A local Time Warner executive predicted earlier Friday that football fans among its 330,000 local subscribers would not be forced to take desperate measures.
"We do not expect Sinclair to force us to stop retransmitting their signal at midnight," said Steve Jaworowski, vice president of marketing communications.
The issue involves whether Sinclair, which owns television stations in 34 markets -- including a dozen or so served by Time Warner -- should be compensated for the Fox and MyNetworkTV programming it provides to the cable giant.
Sinclair argues it should be paid just like lesser-watched cable networks, such as the Animal Planet and Oxygen. Time Warner counters that it shouldn't have to pay for channels its subscribers could receive free with an antenna.
Time Warner is feuding with other station ownership groups over the same question.
The rush to buy rabbit ears and dishes is already on in 13 states where Sinclair pulled 22 stations off Mediacom Cable Systems a week ago in a similar dispute over transmission fees.
Baltimore-based Sinclair rejected a plea Thursday fromIowa's congressional delegation that its dispute with Mediacom be submitted to binding arbitration, the Des Moines Register reported.

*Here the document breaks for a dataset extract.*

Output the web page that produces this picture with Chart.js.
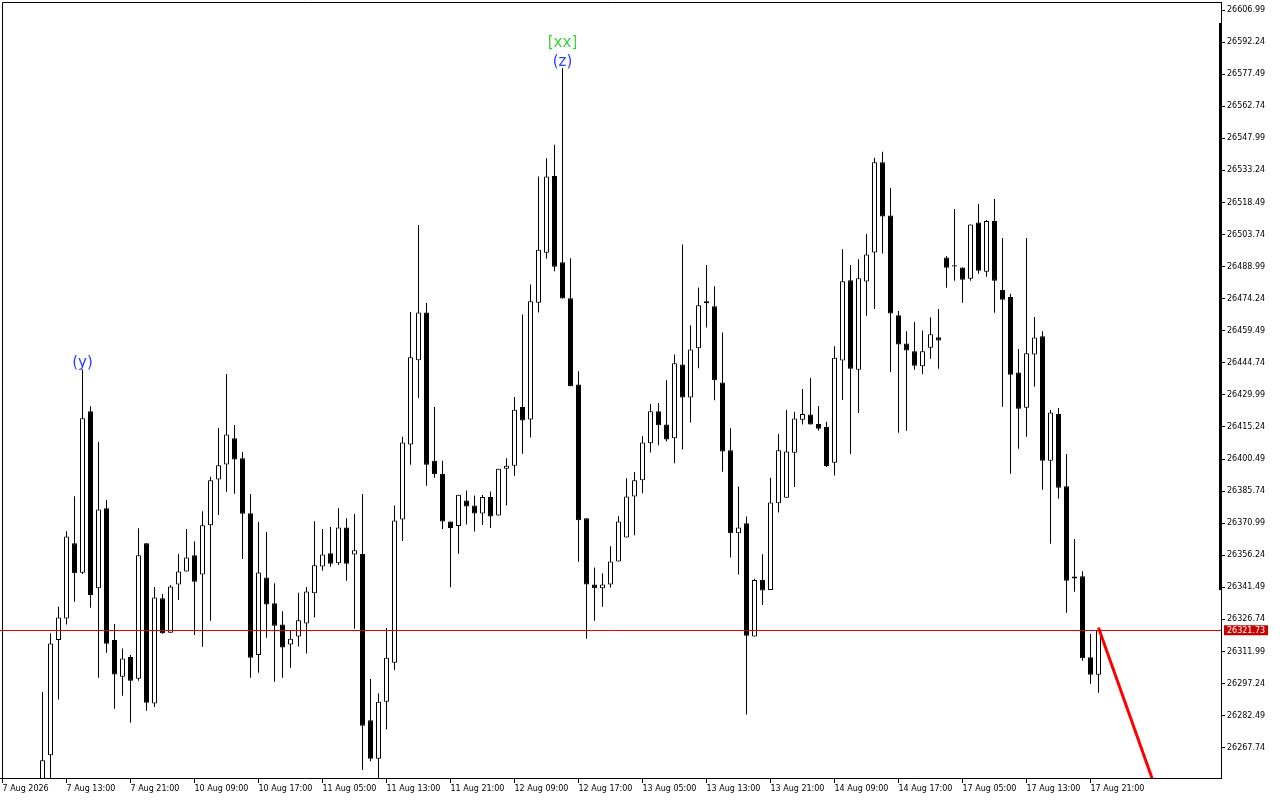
<!DOCTYPE html>
<html>
<head>
<meta charset="utf-8">
<script src="https://cdn.jsdelivr.net/npm/chart.js@4.4.0/dist/chart.umd.min.js"></script>
<style>
  html, body { margin: 0; padding: 0; background: #fff; }
  canvas { display: block; }
</style>
</head>
<body>
<canvas id="chart" width="1280" height="800"></canvas>
<script>
// Hourly candles, index 0 = "7 Aug 2026"; first five lie below the visible range
const opens = [
  null, null, null, null, null, 26243.6, 26264.3, 26317.2, 26327.2, 26361.8,
  26348.2, 26422.5, 26341.0, 26377.8, 26317.2, 26300.3, 26309.4, 26299.4, 26361.8, 26288.1,
  26336.5, 26320.6, 26342.8, 26348.8, 26356.2, 26347.4, 26370.0, 26391.1, 26398.0, 26410.0,
  26400.8, 26375.5, 26310.4, 26346.0, 26334.1, 26324.4, 26315.2, 26318.9, 26324.9, 26338.7,
  26351.1, 26357.1, 26352.5, 26369.0, 26356.6, 26356.8, 26280.4, 26262.6, 26288.9, 26306.8,
  26372.7, 26407.2, 26445.9, 26467.9, 26399.7, 26393.7, 26371.8, 26369.7, 26381.4, 26379.1,
  26375.4, 26383.0, 26374.5, 26396.0, 26397.4, 26424.4, 26418.7, 26472.4, 26495.4, 26530.6,
  26491.0, 26474.4, 26434.8, 26373.2, 26342.8, 26341.0, 26342.8, 26353.4, 26364.4, 26383.3,
  26390.7, 26407.7, 26422.4, 26416.4, 26410.0, 26444.0, 26428.8, 26451.4, 26472.1, 26470.7,
  26435.7, 26404.5, 26366.3, 26370.9, 26318.9, 26344.8, 26340.3, 26380.1, 26382.7, 26403.4,
  26418.6, 26421.0, 26416.6, 26415.2, 26398.8, 26445.8, 26482.7, 26441.5, 26482.1, 26495.5,
  26537.0, 26512.5, 26466.6, 26453.6, 26450.0, 26443.1, 26451.7, 26456.5, 26493.2, 26489.6,
  26488.6, 26483.4, 26509.3, 26486.6, 26509.9, 26478.2, 26475.0, 26440.3, 26424.1, 26448.6,
  26457.0, 26399.7, 26421.2, 26388.0, 26345.5, 26346.6, 26309.3, 26301.3
];
const highs = [
  null, null, null, null, null, 26293.3, 26320.4, 26332.5, 26367.3, 26383.4,
  26441.7, 26424.8, 26408.3, 26381.6, 26324.6, 26313.4, 26310.4, 26368.7, 26361.8, 26341.6,
  26338.4, 26342.5, 26356.8, 26368.3, 26362.7, 26376.5, 26392.3, 26414.7, 26439.6, 26416.1,
  26403.7, 26384.4, 26371.5, 26366.9, 26343.4, 26330.5, 26321.5, 26339.0, 26341.6, 26371.9,
  26368.3, 26369.2, 26377.9, 26373.3, 26375.2, 26384.4, 26299.3, 26292.8, 26322.8, 26379.1,
  26410.7, 26468.1, 26508.1, 26472.2, 26424.4, 26399.7, 26371.8, 26384.1, 26386.0, 26383.7,
  26383.9, 26385.5, 26396.0, 26400.8, 26429.0, 26467.0, 26480.7, 26530.4, 26538.8, 26545.0,
  26580.2, 26492.8, 26440.8, 26373.2, 26350.6, 26348.0, 26360.4, 26374.2, 26391.7, 26394.5,
  26411.0, 26425.8, 26426.2, 26436.7, 26448.6, 26499.2, 26462.0, 26479.4, 26489.7, 26479.9,
  26458.7, 26414.6, 26387.9, 26374.1, 26345.4, 26356.7, 26391.9, 26412.0, 26423.0, 26422.2,
  26432.7, 26437.8, 26424.9, 26417.6, 26452.4, 26497.0, 26489.7, 26492.4, 26504.0, 26539.0,
  26541.8, 26525.1, 26468.6, 26459.2, 26463.5, 26459.6, 26465.7, 26469.5, 26493.8, 26515.5,
  26488.6, 26508.4, 26517.8, 26510.4, 26520.1, 26502.1, 26476.5, 26451.1, 26502.1, 26465.8,
  26459.3, 26423.0, 26423.9, 26402.8, 26363.7, 26348.9, 26320.0, 26322.9
];
const lows = [
  null, null, null, null, null, 26236.7, 26250.5, 26289.9, 26324.4, 26334.8,
  26347.6, 26332.1, 26299.9, 26311.4, 26285.6, 26291.6, 26279.2, 26298.5, 26284.7, 26286.5,
  26320.1, 26320.6, 26335.7, 26348.8, 26319.5, 26314.1, 26326.1, 26374.8, 26385.4, 26384.5,
  26354.5, 26299.9, 26302.2, 26318.3, 26298.0, 26299.9, 26304.5, 26314.3, 26311.1, 26327.6,
  26349.1, 26350.9, 26351.8, 26344.5, 26322.4, 26257.5, 26261.5, 26251.9, 26276.1, 26303.5,
  26362.8, 26397.8, 26428.5, 26388.2, 26391.9, 26368.3, 26341.5, 26356.9, 26370.4, 26367.2,
  26370.1, 26368.8, 26374.5, 26379.1, 26392.8, 26402.9, 26410.4, 26467.9, 26492.6, 26486.9,
  26474.3, 26433.9, 26353.2, 26317.8, 26326.1, 26332.5, 26341.4, 26353.4, 26364.4, 26365.4,
  26384.7, 26403.5, 26406.8, 26408.6, 26398.5, 26404.9, 26417.3, 26442.2, 26461.0, 26427.5,
  26394.6, 26355.2, 26347.4, 26283.0, 26318.9, 26333.3, 26340.3, 26375.9, 26382.7, 26387.6,
  26416.4, 26416.4, 26413.5, 26396.8, 26392.9, 26427.6, 26402.8, 26421.7, 26466.4, 26469.5,
  26495.0, 26440.5, 26412.6, 26413.5, 26441.5, 26439.5, 26446.6, 26442.0, 26479.3, 26482.5,
  26472.4, 26482.5, 26485.7, 26484.3, 26467.8, 26424.5, 26393.7, 26405.2, 26410.7, 26433.7,
  26386.3, 26361.5, 26382.2, 26329.8, 26339.4, 26307.7, 26297.1, 26293.0
];
const closes = [
  null, null, null, null, null, 26262.0, 26315.7, 26327.6, 26364.9, 26347.9,
  26419.2, 26338.0, 26377.3, 26315.5, 26301.4, 26308.8, 26298.5, 26356.2, 26288.4, 26336.8,
  26320.4, 26341.9, 26348.8, 26355.2, 26344.0, 26370.0, 26390.7, 26397.6, 26411.8, 26400.3,
  26375.3, 26309.1, 26348.3, 26333.6, 26323.8, 26313.8, 26317.8, 26326.3, 26339.6, 26351.6,
  26356.6, 26352.3, 26369.0, 26352.3, 26358.5, 26277.8, 26262.6, 26288.9, 26309.1, 26372.2,
  26408.1, 26447.3, 26467.9, 26397.8, 26393.5, 26371.8, 26368.8, 26384.1, 26378.6, 26375.4,
  26383.0, 26374.1, 26396.0, 26397.4, 26423.2, 26418.2, 26473.1, 26496.7, 26530.4, 26488.9,
  26474.3, 26433.9, 26372.3, 26342.8, 26341.0, 26342.8, 26353.4, 26371.8, 26383.3, 26390.7,
  26408.1, 26422.4, 26416.0, 26409.5, 26444.5, 26428.8, 26450.9, 26471.2, 26473.0, 26436.7,
  26404.0, 26366.3, 26369.0, 26319.2, 26344.8, 26340.0, 26380.5, 26404.5, 26404.0, 26419.1,
  26421.2, 26416.4, 26414.4, 26397.3, 26447.1, 26482.2, 26442.0, 26483.6, 26494.6, 26537.0,
  26512.0, 26467.4, 26453.1, 26450.4, 26443.4, 26450.0, 26457.9, 26455.0, 26488.5, 26489.0,
  26482.9, 26508.4, 26487.1, 26509.9, 26482.5, 26473.7, 26439.2, 26423.6, 26449.1, 26456.4,
  26399.7, 26421.9, 26387.3, 26344.5, 26346.5, 26308.9, 26301.3, 26321.73
];

// one label every 8 bars
const tickLabels = [
  '7 Aug 2026', '7 Aug 13:00', '7 Aug 21:00', '10 Aug 09:00', '10 Aug 17:00', '11 Aug 05:00',
  '11 Aug 13:00', '11 Aug 21:00', '12 Aug 09:00', '12 Aug 17:00', '13 Aug 05:00', '13 Aug 13:00',
  '13 Aug 21:00', '14 Aug 09:00', '14 Aug 17:00', '17 Aug 05:00', '17 Aug 13:00', '17 Aug 21:00'
];
const priceTicks = [
  26606.99, 26592.24, 26577.49, 26562.74, 26547.99, 26533.24, 26518.49, 26503.74,
  26488.99, 26474.24, 26459.49, 26444.74, 26429.99, 26415.24, 26400.49, 26385.74,
  26370.99, 26356.24, 26341.49, 26326.74, 26311.99, 26297.24, 26282.49, 26267.74
];

const bidPrice = 26321.73;
const trendBars = [137, 152];
const trendPrices = [26322.9, 26167.8];
const waveMarks = [
  { bar: 10, text: '(y)', color: '#2a3cff', lift: 0 },
  { bar: 70, text: '(z)', color: '#2a3cff', lift: 0 },
  { bar: 70, text: '[xx]', color: '#3cd23c', lift: 19 }
];
const rangeBar = [26601.0, 26340.2];

const FONT = "'DejaVu Sans', sans-serif";
Chart.defaults.font.family = FONT;
Chart.defaults.font.size = 8;
Chart.defaults.color = '#000';

const bars = opens.map((o, i) => i).filter(i => opens[i] != null);
const wickData = bars.map(i => ({ x: i, y: [lows[i], highs[i]] }));
const bodyData = bars.map(i => ({ x: i, y: [opens[i], closes[i]] }));
const bodyColors = bars.map(i => closes[i] < opens[i] ? '#000000' : '#ffffff');

const overlay = {
  id: 'overlay',
  afterDatasetsDraw(chart) {
    const { ctx, chartArea: a, scales: { x, y } } = chart;
    ctx.save();
    // bid line
    const yb = Math.round(y.getPixelForValue(bidPrice)) + 0.5;
    ctx.strokeStyle = '#e00000';
    ctx.lineWidth = 1;
    ctx.beginPath();
    ctx.moveTo(a.left, yb);
    ctx.lineTo(a.right, yb);
    ctx.stroke();
    // wave labels
    ctx.font = '15px ' + FONT;
    ctx.textAlign = 'center';
    ctx.textBaseline = 'bottom';
    waveMarks.forEach(m => {
      ctx.fillStyle = m.color;
      ctx.fillText(m.text, x.getPixelForValue(m.bar), y.getPixelForValue(highs[m.bar]) + 1 - m.lift);
    });
    ctx.restore();
  },
  afterDraw(chart) {
    const { ctx, chartArea: a, scales: { y } } = chart;
    ctx.save();
    ctx.strokeStyle = '#000';
    ctx.lineWidth = 1;
    ctx.beginPath();
    ctx.moveTo(2.5, a.bottom);
    ctx.lineTo(2.5, a.top + 0.5);
    ctx.lineTo(a.right + 1, a.top + 0.5);
    ctx.stroke();
    // thick range marker on price scale edge
    ctx.fillStyle = '#000';
    const t = y.getPixelForValue(rangeBar[0]);
    const b = y.getPixelForValue(rangeBar[1]);
    ctx.fillRect(a.right - 2, t, 3, b - t);
    // bid price tag
    const yb = y.getPixelForValue(bidPrice);
    ctx.fillStyle = '#c80000';
    ctx.fillRect(a.right + 3, yb - 5, 44, 10);
    ctx.fillStyle = '#fff';
    ctx.font = '8px ' + FONT;
    ctx.textAlign = 'left';
    ctx.textBaseline = 'middle';
    ctx.fillText(bidPrice.toFixed(2), a.right + 6, yb + 0.5);
    ctx.restore();
  }
};

new Chart(document.getElementById('chart').getContext('2d'), {
  type: 'bar',
  data: {
    datasets: [{
      label: 'wick',
      data: wickData,
      backgroundColor: '#000',
      borderWidth: 0,
      barThickness: 1,
      grouped: false,
      inflateAmount: 0,
      order: 3
    }, {
      label: 'body',
      data: bodyData,
      backgroundColor: bodyColors,
      borderColor: '#000',
      borderWidth: 1,
      borderSkipped: false,
      barThickness: 5,
      minBarLength: 1,
      grouped: false,
      inflateAmount: 0,
      order: 2
    }, {
      type: 'line',
      label: 'trend',
      data: trendBars.map((b, i) => ({ x: b, y: trendPrices[i] })),
      borderColor: '#ff0000',
      borderWidth: 3,
      pointRadius: 0,
      order: 1
    }]
  },
  options: {
    responsive: false,
    animation: false,
    devicePixelRatio: 1,
    layout: { padding: { left: 0, top: 2, right: 0, bottom: 0 } },
    plugins: { legend: { display: false }, tooltip: { enabled: false } },
    scales: {
      x: {
        type: 'linear',
        min: -0.3125,
        max: 152.3125,
        offset: false,
        afterBuildTicks: (s) => { s.ticks = tickLabels.map((_, i) => ({ value: i * 8 })); },
        afterFit: (s) => { s.height = 22; s.paddingLeft = 0; s.paddingRight = 0; },
        ticks: {
          autoSkip: false,
          maxRotation: 0,
          align: 'start',
          padding: 1,
          color: '#000',
          font: { size: 8 },
          callback: (v, i) => tickLabels[i]
        },
        grid: { offset: false, drawOnChartArea: false, drawTicks: true, tickLength: 5, color: '#000' },
        border: { display: true, color: '#000' }
      },
      y: {
        position: 'right',
        min: 26253.79,
        max: 26610.67,
        afterBuildTicks: (s) => { s.ticks = priceTicks.map(v => ({ value: v })); },
        afterFit: (s) => { s.width = 59; s.paddingTop = 0; s.paddingBottom = 0; },
        ticks: {
          autoSkip: false,
          padding: 2,
          color: '#000',
          font: { size: 8 },
          callback: (v) => Number(v).toFixed(2)
        },
        grid: { drawOnChartArea: false, drawTicks: true, tickLength: 4, color: '#000' },
        border: { display: true, color: '#000' }
      }
    }
  },
  plugins: [overlay]
});
</script>
</body>
</html>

The scramble for free antennas that Mediacom offered customers caused a traffic jam earlier this week as hundreds of cars pulled up to its office about a mile from downtown Des Moines. The cable company order the set-top antennas after distributing more than 4,000 housetop antennas last week.
"This is not a Buffalo-only decision. Whatever decision is made . . . will affect all the Time Warner/Sinclair markets," Nick Magnini, general manager at WUTV and WNYO, said Thursday.